While I was working on the DrawText functions over the past many months I
started wondering about when it would fail.  (I'm pedantic and such things
fascinate me!).  The main concern I have is how to walk a W string
correctly.  For example while "ellipsifying" text we will need to "move the
pointer to the previous character" which is currently done by decrementing
the pointer by 1.  But from what I currently understand that won't work if
there are surrogate pairs.
I see that MSDN  these days keeps talking about surrogate pairs and the fact
that strings of WCHARS might include them and I started to get the
impression that the inputs to the W functions were truly UTF-16.  I have
just been looking at the discussions from April 2000 on this subject and I
get the impression that we believe it too.

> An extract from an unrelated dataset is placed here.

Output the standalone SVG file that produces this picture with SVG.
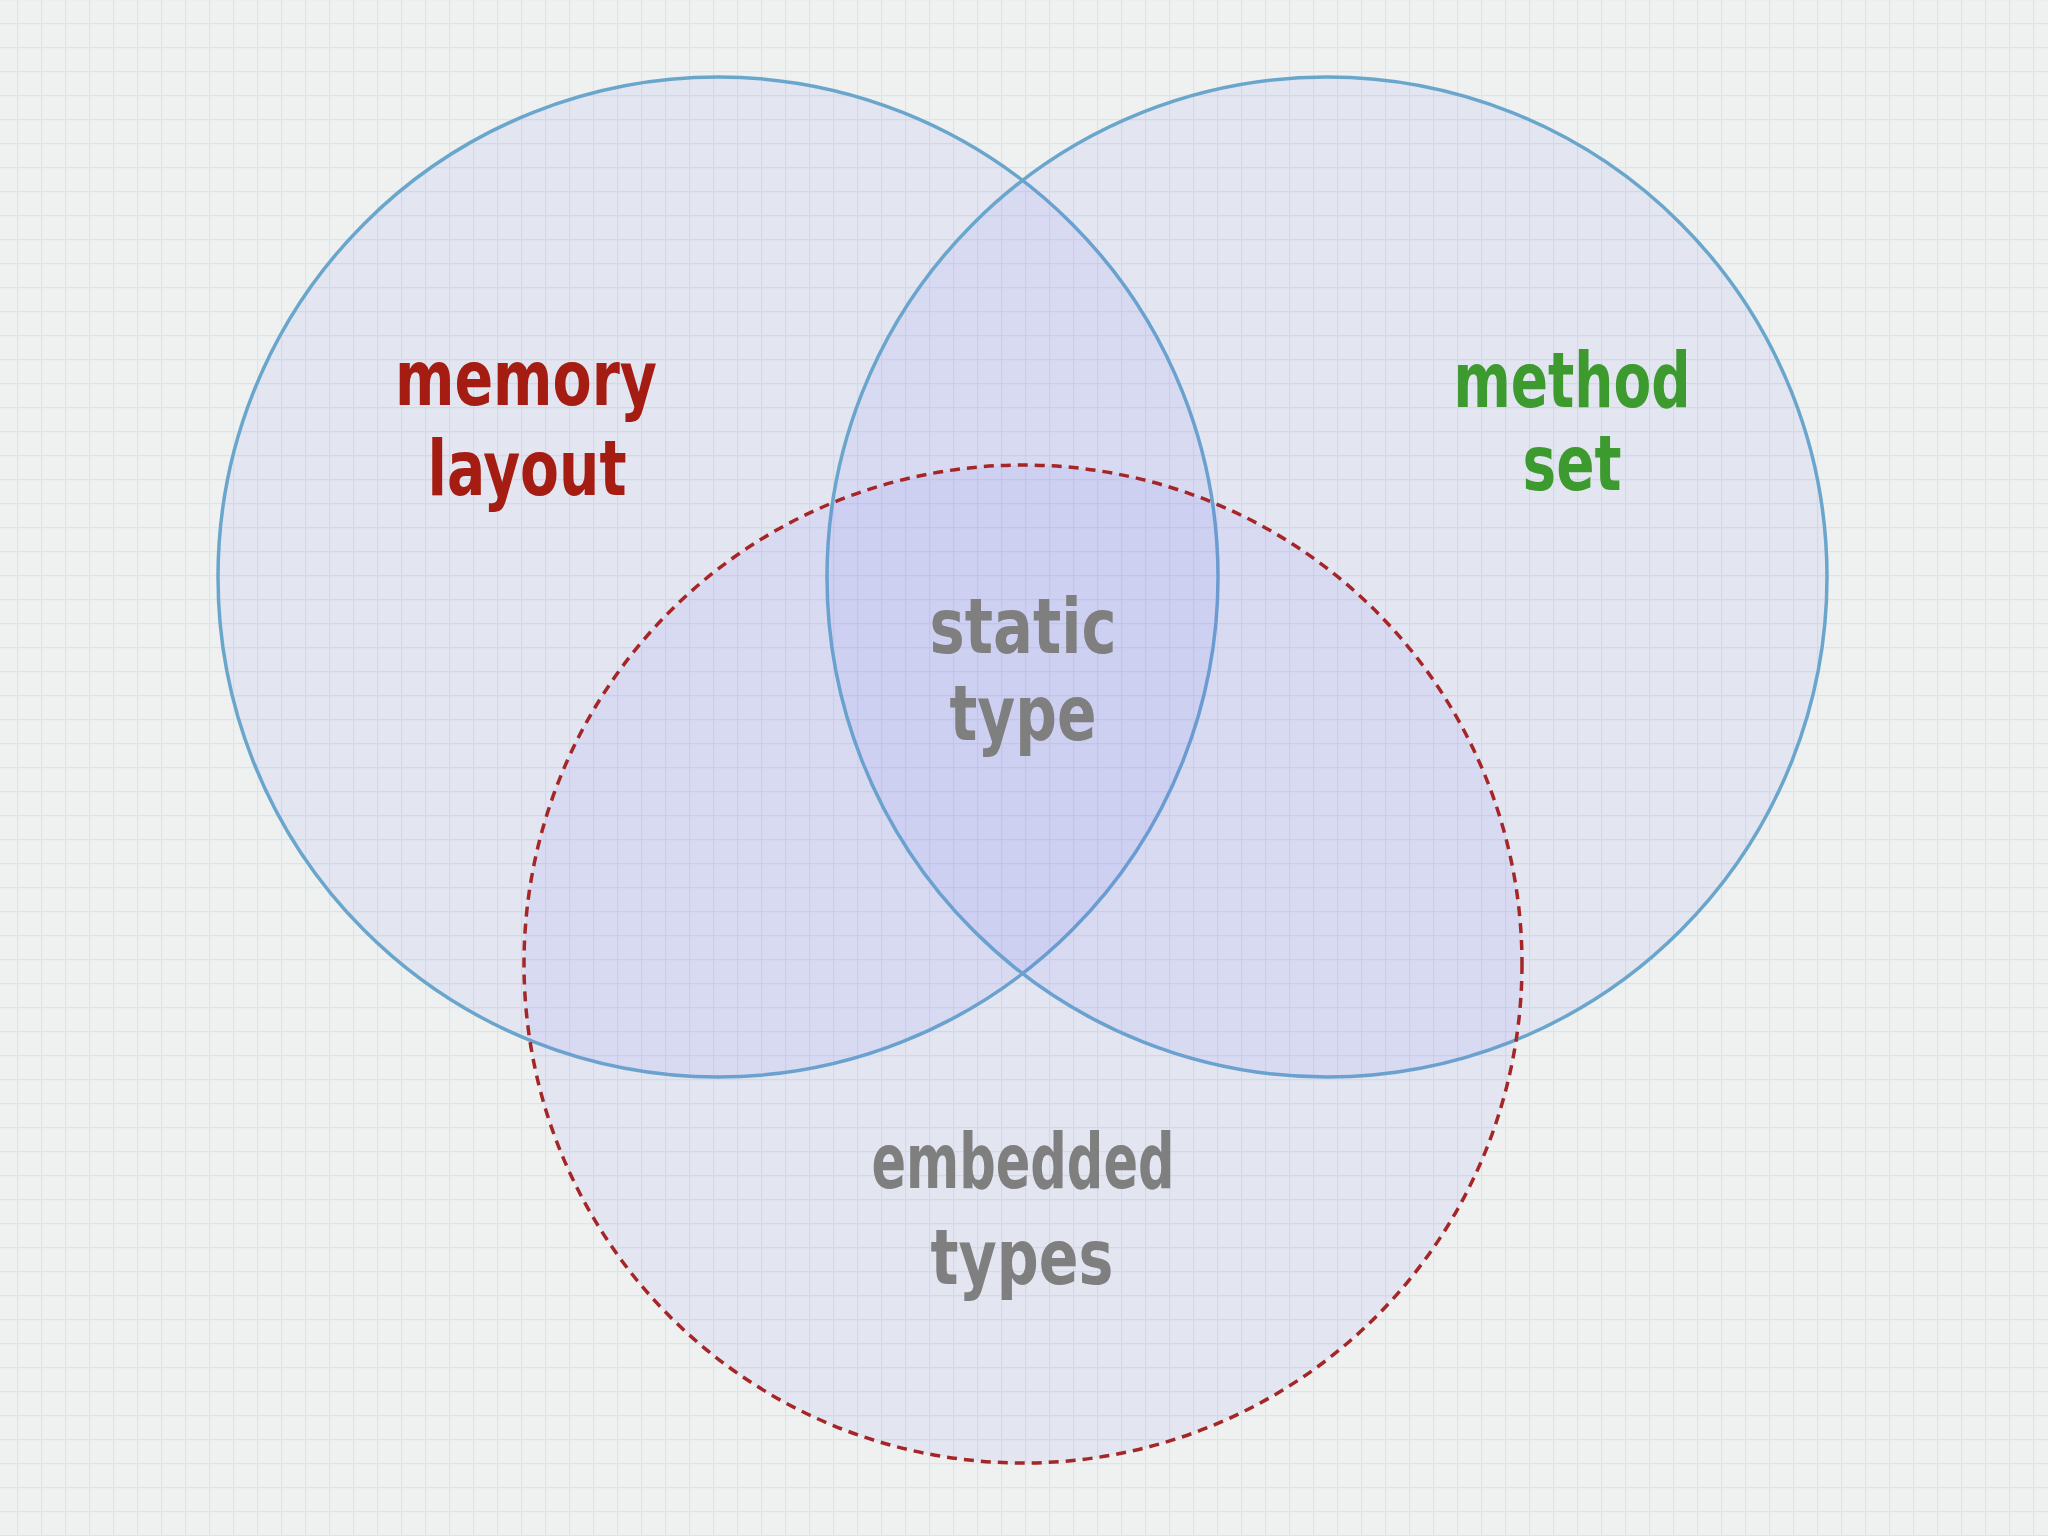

My understanding of UTF-16 is that a surrogate pair is quite obvious and
doesn't require any context information; if you come across a 16 bit value
in 0xDC00 to 0xDFFF then it must be the low surrogate and there must be a
high surrogate just before it.
So I presumed that CharNextW must be the function that correctly walks a W
string and I tried to find out what its behaviour was for the error cases
(e.g. high surrogate with no low surrogate).  On finding that CharNextW
didn't do anything clever, it just incremented by 1, I tested and found that
CharNextW always incremented by 1.
So now I am confused.
1. Does anyone know under what circumstances CharNextW isn't +1 (apart from
when pointing at the terminating 0)
2. Is e.g. XP really using UTF-16 or is it actually still UCS2?
3 Have we thought about how we should handle walking along a W string (in a
fashion that doesn't reduced the speed to a crawl).  I guess that in the
short term I am expecting some sort of macro or inline.
Bill Medland